WHAT IS BEING ASKED: Search the material below for the word "this" and copy every line in which it occurs.

SOURCE MATERIAL:
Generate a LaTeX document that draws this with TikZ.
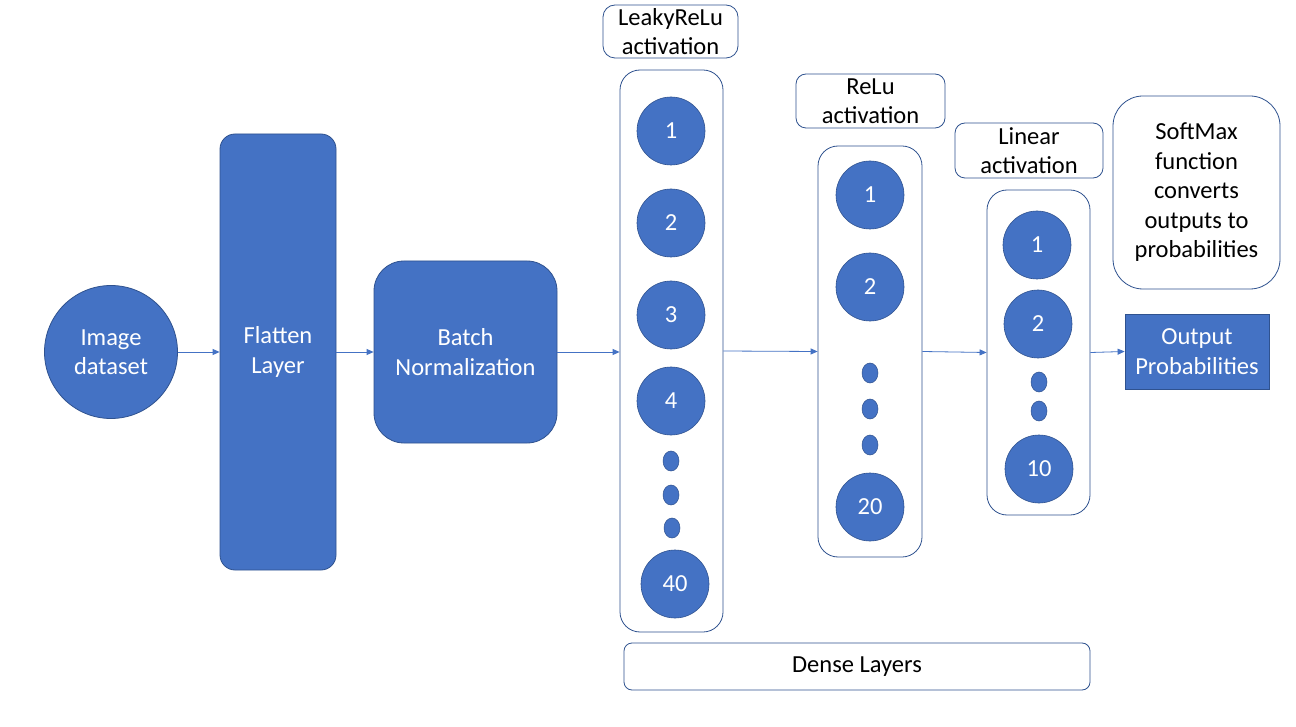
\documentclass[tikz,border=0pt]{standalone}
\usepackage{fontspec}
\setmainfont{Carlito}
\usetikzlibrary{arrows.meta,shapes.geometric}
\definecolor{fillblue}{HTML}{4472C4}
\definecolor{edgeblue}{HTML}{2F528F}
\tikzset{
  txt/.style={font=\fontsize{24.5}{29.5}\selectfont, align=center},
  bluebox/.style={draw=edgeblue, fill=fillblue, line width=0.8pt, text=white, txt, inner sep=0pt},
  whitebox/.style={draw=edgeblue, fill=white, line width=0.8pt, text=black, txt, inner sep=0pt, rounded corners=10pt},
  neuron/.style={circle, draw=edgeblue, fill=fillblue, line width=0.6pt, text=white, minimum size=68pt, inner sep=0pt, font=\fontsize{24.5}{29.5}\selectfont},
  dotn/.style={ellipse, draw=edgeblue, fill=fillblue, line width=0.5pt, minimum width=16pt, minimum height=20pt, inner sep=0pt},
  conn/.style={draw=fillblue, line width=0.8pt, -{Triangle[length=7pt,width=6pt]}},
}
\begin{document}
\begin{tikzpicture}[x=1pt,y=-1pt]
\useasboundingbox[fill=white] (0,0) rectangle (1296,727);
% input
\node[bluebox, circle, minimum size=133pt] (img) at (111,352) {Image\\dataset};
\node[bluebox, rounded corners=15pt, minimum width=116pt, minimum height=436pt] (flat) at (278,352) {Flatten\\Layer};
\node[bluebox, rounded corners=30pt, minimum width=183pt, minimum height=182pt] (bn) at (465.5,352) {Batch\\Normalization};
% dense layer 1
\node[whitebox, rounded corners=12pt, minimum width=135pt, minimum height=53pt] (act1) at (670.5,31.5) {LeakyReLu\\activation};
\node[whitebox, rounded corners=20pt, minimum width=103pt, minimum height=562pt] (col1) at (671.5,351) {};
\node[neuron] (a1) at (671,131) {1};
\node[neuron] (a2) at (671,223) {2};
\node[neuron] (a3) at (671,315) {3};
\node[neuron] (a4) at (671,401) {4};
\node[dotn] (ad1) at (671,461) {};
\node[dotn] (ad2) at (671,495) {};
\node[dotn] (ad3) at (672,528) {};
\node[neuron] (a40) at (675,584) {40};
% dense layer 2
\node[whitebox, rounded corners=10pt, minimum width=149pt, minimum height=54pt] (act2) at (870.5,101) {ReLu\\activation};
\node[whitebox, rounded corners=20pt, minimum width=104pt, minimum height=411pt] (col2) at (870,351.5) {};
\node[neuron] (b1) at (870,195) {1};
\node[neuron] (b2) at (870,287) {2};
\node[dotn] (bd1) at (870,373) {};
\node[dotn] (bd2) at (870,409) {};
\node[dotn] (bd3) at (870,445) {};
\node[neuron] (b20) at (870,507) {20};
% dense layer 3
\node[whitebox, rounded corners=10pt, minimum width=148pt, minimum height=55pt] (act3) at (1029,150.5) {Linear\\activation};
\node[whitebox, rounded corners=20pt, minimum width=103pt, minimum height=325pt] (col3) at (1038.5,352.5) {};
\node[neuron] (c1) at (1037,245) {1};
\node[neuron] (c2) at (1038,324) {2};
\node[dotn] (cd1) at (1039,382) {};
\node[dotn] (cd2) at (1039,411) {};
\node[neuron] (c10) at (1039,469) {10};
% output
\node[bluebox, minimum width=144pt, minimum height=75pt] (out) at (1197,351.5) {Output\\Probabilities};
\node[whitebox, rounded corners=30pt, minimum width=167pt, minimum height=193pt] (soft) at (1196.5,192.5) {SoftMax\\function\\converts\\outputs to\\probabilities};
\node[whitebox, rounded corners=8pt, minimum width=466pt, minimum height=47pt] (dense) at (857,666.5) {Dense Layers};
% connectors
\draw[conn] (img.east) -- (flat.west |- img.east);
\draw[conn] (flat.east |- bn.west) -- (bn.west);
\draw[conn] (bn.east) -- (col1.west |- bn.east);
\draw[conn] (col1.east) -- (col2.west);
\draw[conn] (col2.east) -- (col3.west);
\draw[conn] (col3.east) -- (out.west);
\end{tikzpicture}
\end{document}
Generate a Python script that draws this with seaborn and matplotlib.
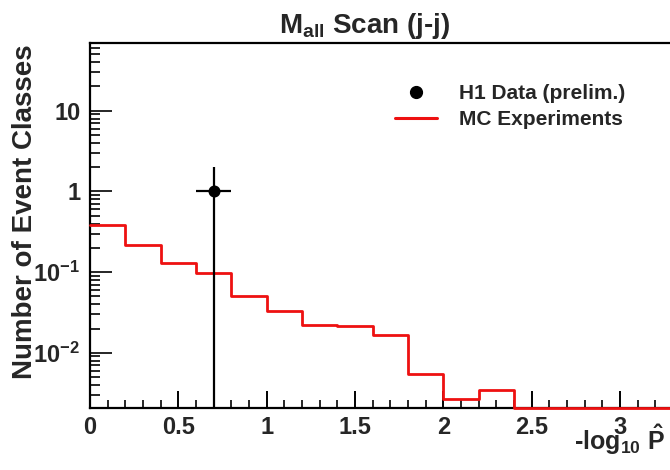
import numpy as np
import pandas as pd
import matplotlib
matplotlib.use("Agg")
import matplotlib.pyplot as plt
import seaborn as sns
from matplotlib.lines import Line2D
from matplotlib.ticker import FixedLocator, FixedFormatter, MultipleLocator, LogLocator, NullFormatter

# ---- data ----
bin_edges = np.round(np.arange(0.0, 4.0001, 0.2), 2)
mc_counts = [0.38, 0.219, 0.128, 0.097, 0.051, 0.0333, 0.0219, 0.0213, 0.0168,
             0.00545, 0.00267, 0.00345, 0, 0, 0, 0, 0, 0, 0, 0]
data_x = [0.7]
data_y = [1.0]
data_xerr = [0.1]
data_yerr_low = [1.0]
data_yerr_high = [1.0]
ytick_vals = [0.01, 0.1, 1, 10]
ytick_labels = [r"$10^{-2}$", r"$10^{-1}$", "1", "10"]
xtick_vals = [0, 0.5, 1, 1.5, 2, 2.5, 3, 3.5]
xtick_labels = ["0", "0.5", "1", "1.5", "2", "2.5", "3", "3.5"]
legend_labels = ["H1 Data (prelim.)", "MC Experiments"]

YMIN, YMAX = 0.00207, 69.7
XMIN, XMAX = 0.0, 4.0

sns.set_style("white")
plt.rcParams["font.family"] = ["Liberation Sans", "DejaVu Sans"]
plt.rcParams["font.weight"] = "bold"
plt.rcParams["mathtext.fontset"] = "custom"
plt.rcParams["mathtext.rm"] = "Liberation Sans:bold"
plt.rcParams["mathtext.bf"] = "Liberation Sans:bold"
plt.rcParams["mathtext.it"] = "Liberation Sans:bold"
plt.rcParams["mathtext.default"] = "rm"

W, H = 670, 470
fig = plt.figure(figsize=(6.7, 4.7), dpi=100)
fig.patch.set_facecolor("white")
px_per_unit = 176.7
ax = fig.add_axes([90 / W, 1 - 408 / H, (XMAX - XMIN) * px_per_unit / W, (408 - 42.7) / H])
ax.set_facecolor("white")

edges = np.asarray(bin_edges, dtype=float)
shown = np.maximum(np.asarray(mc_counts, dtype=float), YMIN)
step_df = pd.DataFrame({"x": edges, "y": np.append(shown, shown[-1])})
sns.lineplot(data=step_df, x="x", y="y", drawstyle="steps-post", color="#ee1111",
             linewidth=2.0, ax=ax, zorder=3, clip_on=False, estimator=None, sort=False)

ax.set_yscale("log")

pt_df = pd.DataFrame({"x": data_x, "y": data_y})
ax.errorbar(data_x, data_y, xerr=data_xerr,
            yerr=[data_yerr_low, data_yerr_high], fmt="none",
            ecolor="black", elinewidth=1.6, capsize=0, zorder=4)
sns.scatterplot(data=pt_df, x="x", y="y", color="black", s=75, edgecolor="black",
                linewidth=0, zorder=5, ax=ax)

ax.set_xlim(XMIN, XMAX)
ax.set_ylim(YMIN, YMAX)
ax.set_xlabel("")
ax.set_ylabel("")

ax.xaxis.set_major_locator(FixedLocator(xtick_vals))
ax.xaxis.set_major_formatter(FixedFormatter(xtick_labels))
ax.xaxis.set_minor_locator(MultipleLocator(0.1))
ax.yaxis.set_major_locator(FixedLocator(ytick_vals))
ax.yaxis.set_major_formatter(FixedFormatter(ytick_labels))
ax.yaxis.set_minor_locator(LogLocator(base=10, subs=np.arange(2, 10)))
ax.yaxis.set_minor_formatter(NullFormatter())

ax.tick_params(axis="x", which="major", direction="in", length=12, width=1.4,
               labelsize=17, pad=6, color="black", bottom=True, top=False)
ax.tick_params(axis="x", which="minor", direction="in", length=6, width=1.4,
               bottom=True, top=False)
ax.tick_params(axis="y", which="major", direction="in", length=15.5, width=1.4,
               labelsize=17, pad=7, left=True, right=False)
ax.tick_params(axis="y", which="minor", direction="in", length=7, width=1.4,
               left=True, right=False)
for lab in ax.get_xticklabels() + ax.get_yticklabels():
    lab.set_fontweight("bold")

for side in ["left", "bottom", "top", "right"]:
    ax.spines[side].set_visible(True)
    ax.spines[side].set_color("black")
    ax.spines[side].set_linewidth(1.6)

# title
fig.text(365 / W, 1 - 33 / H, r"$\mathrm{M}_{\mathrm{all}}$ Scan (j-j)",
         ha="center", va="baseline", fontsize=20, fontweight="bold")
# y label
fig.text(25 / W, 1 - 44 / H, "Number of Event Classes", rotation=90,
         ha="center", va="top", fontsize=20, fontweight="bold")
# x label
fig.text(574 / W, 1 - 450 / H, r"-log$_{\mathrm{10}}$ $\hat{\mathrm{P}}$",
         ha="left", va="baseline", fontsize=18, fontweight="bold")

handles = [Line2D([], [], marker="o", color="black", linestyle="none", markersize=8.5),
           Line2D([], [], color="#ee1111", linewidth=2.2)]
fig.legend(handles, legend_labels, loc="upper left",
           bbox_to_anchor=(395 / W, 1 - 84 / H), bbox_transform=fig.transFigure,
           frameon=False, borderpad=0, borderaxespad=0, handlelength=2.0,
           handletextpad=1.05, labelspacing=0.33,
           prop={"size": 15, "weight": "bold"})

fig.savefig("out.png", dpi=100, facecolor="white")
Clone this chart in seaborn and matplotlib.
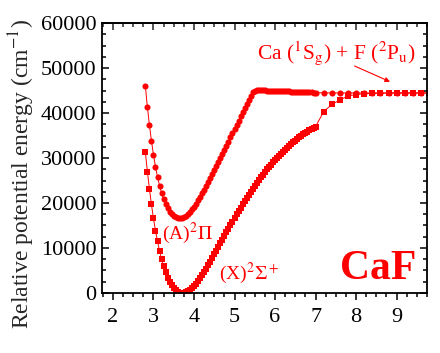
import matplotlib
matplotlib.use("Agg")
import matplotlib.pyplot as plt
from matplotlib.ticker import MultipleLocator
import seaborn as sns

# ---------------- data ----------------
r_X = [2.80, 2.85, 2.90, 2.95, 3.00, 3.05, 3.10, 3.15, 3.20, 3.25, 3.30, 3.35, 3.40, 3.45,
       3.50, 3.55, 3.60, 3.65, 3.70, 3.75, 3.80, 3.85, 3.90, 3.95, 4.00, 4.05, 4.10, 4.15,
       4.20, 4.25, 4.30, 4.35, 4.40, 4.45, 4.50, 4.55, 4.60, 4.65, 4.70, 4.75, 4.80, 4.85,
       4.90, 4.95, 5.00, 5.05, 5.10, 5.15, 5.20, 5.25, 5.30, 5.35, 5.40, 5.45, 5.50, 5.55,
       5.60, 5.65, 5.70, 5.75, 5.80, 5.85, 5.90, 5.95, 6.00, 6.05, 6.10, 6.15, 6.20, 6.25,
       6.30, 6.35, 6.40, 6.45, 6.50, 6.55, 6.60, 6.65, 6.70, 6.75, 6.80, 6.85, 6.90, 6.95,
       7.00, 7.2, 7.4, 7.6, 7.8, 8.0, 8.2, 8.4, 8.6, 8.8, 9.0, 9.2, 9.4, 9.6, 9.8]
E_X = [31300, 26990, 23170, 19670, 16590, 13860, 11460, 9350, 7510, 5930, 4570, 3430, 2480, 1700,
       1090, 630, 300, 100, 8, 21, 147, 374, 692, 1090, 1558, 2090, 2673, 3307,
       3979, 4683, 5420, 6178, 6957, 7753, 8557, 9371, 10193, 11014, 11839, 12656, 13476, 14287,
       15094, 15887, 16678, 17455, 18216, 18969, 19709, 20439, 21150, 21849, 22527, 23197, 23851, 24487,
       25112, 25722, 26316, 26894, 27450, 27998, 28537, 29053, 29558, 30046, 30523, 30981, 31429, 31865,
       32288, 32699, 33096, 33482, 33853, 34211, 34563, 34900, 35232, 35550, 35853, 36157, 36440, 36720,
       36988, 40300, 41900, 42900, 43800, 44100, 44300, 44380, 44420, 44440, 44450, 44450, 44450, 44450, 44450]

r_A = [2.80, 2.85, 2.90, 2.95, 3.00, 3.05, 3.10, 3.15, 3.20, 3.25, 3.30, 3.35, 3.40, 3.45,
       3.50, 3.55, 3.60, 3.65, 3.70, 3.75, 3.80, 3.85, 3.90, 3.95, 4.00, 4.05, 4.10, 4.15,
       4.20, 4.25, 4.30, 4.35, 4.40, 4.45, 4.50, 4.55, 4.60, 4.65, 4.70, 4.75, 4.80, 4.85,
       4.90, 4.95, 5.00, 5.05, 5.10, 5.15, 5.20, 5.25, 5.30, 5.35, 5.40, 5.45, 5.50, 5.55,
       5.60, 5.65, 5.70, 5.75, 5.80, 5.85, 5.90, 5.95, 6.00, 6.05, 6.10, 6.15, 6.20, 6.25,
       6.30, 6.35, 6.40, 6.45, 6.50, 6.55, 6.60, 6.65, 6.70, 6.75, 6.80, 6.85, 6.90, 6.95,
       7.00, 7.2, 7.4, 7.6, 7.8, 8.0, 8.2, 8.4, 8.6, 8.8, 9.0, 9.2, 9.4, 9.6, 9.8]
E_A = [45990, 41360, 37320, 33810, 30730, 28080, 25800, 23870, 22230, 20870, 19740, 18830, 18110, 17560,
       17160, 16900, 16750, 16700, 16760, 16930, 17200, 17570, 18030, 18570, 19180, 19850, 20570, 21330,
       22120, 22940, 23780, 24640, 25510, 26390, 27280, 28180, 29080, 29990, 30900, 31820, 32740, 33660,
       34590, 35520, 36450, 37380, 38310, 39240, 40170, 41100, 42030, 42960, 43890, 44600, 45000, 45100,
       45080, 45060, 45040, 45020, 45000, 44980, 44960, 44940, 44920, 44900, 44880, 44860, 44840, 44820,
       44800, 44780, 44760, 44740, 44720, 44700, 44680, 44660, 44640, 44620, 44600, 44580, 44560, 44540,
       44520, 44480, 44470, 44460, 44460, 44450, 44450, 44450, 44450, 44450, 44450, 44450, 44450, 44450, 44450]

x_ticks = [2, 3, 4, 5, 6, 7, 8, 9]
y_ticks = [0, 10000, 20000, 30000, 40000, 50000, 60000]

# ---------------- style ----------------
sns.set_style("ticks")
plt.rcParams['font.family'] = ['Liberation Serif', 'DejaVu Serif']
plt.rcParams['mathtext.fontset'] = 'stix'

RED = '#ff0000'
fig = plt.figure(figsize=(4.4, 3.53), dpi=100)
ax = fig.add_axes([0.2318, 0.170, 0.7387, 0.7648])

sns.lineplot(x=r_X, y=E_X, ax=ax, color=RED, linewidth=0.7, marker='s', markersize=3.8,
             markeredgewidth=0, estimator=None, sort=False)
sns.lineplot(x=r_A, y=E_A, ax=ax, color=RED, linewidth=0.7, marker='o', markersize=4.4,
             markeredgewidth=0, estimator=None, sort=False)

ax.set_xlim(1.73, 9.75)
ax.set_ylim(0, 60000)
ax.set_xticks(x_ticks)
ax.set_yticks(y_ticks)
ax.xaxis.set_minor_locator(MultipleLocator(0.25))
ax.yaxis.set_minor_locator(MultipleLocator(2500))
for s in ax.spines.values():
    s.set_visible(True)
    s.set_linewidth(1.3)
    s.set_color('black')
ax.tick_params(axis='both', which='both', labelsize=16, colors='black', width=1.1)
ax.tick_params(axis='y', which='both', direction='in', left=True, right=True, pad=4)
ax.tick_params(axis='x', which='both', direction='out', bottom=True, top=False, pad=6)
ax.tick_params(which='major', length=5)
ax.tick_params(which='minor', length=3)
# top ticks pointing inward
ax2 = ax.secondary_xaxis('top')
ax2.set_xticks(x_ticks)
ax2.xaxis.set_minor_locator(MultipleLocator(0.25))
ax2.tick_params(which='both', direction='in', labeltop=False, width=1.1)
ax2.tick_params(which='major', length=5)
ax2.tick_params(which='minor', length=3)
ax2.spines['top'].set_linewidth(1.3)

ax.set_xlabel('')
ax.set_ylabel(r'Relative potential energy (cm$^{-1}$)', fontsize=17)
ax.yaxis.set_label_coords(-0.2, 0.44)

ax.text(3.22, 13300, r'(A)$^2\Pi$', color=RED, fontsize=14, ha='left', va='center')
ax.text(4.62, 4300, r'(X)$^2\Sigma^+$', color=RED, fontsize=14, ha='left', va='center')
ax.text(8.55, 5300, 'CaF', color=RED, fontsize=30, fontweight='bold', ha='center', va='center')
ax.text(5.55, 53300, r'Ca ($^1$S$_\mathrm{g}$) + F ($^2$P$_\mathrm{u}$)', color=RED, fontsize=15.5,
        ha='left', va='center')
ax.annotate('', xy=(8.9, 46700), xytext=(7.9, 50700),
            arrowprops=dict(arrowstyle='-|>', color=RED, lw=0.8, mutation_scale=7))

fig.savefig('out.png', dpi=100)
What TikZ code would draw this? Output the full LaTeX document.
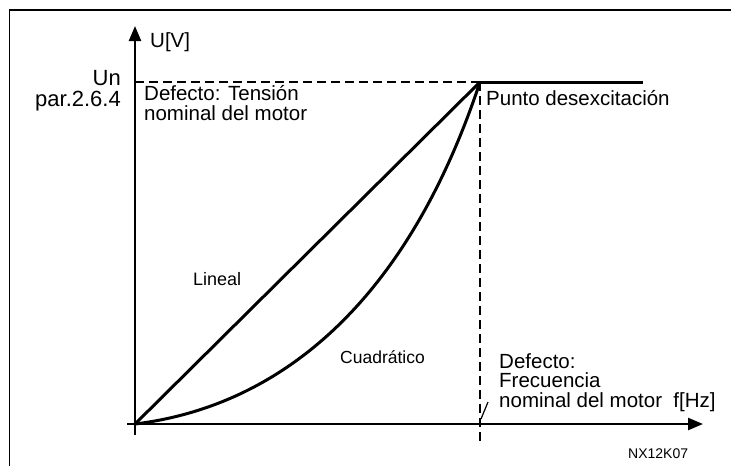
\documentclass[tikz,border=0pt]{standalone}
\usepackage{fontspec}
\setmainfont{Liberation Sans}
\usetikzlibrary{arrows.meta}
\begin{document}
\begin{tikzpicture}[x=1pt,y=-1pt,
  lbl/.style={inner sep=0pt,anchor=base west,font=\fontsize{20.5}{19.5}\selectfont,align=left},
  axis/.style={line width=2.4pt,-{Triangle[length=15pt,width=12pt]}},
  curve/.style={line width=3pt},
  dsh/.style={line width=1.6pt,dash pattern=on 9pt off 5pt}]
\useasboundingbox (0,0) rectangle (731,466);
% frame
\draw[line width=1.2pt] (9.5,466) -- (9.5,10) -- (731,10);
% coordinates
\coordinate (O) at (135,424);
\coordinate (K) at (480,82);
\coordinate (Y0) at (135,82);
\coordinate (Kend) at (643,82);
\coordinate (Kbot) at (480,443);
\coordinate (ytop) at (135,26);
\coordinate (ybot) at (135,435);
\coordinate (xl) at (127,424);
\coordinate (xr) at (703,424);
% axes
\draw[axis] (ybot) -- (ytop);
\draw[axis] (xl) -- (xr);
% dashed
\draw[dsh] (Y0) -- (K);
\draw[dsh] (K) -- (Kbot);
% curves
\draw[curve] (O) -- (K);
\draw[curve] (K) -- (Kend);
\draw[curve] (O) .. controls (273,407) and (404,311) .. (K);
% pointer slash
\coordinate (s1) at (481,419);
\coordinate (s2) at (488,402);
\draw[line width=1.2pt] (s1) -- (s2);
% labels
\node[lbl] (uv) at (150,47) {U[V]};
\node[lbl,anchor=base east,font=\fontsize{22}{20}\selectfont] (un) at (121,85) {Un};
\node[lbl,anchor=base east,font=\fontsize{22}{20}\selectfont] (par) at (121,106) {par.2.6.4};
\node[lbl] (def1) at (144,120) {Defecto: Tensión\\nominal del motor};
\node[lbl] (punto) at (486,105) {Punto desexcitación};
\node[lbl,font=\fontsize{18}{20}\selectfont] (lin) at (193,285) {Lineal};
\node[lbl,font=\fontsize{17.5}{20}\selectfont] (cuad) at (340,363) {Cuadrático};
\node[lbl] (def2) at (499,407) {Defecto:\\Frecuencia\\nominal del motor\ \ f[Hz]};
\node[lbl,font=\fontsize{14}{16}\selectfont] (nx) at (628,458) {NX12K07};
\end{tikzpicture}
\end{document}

TASK SOLUTION:
Generate a LaTeX document that draws this with TikZ.
Generate a Python script that draws this with seaborn and matplotlib.
Clone this chart in seaborn and matplotlib.
What TikZ code would draw this? Output the full LaTeX document.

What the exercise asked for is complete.